Inquest funding: 'Hillsborough Law' backed by chief coroner
- Published
Bereaved families should be given legal aid at inquests in which police or public bodies are involved, the chief coroner for England and Wales said.
Peter Thornton QC will include the recommendation in his annual report.
Shadow home secretary Andy Burnham called for a "Hillsborough Law", after the families' 27-year campaign.
The government said funding support was available "in the most important cases" and more than £1.5bn was spent on legal aid last year.
'Intimidating and distressing'
In April the Hillsborough Inquests ruled the 96 victims were unlawfully killed.
New inquests had been ordered after the original accidental death verdicts were quashed at the High Court in 2012.
The families were required to pay legal costs for the 1990 hearing but the government paid the costs incurred by the families at the new inquests.
The Hillsborough Family Support Group chairwoman, Margaret Aspinall, who lost her 18-year-old son James in the 1989 disaster, had to raise £3,000 to pay for a barrister at the original inquest in 1990.
Mrs Aspinall is also backing the change for relatives in Hillsborough-type legal fights. and earlier called for a "level playing field" for bereaved families.

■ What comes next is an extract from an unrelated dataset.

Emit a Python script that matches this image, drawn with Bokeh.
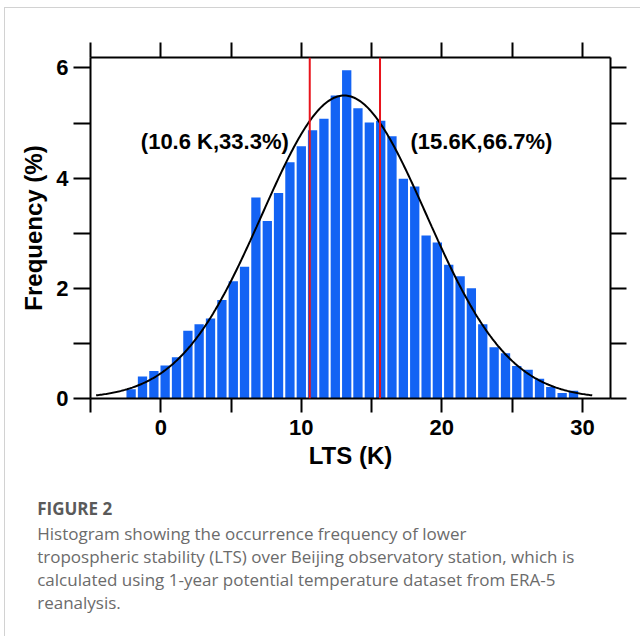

In June, Mr Burnham proposed an amendment to the Policing and Crime Bill, external to give families a legal right to receive the same amount of funding as the police.
However, it was not backed and the government said any decision should await a report being written by the former Bishop of Liverpool James Jones.
Mr Burnham called the chief coroner's support for the change "an important intervention" and he said Labour would call a new debate on a Hillsborough Law in the Lords later this year.
Means testing
He added: "It is wrong that the police and other public bodies are able to throw around public money like confetti hiring top QCs when bereaved families have to scratch around for whatever support they can get.
"Far too often, inquests are intimidating and distressing for families still raw with grief."
He said it was essential "we continue to act on all the lessons learned" and "make Hillsborough a moment of real change", with Parliament rebalancing the legal system in favour of ordinary people.
A Ministry of Justice spokesperson said: "Legal aid remains available to help families prepare for an inquest, subject to financial means and legal merits tests. Funding for representation is also available where certain criteria are met.
"Our legal aid system is still one of the most generous in the world. Last year we spent in excess of £1.5bn on legal aid."
The spokesperson added: "We have made sure that legal aid continues to be available in the most important cases, where people's life or liberty is at stake, where they face the loss of their home, in domestic violence cases or where their children may be taken into care."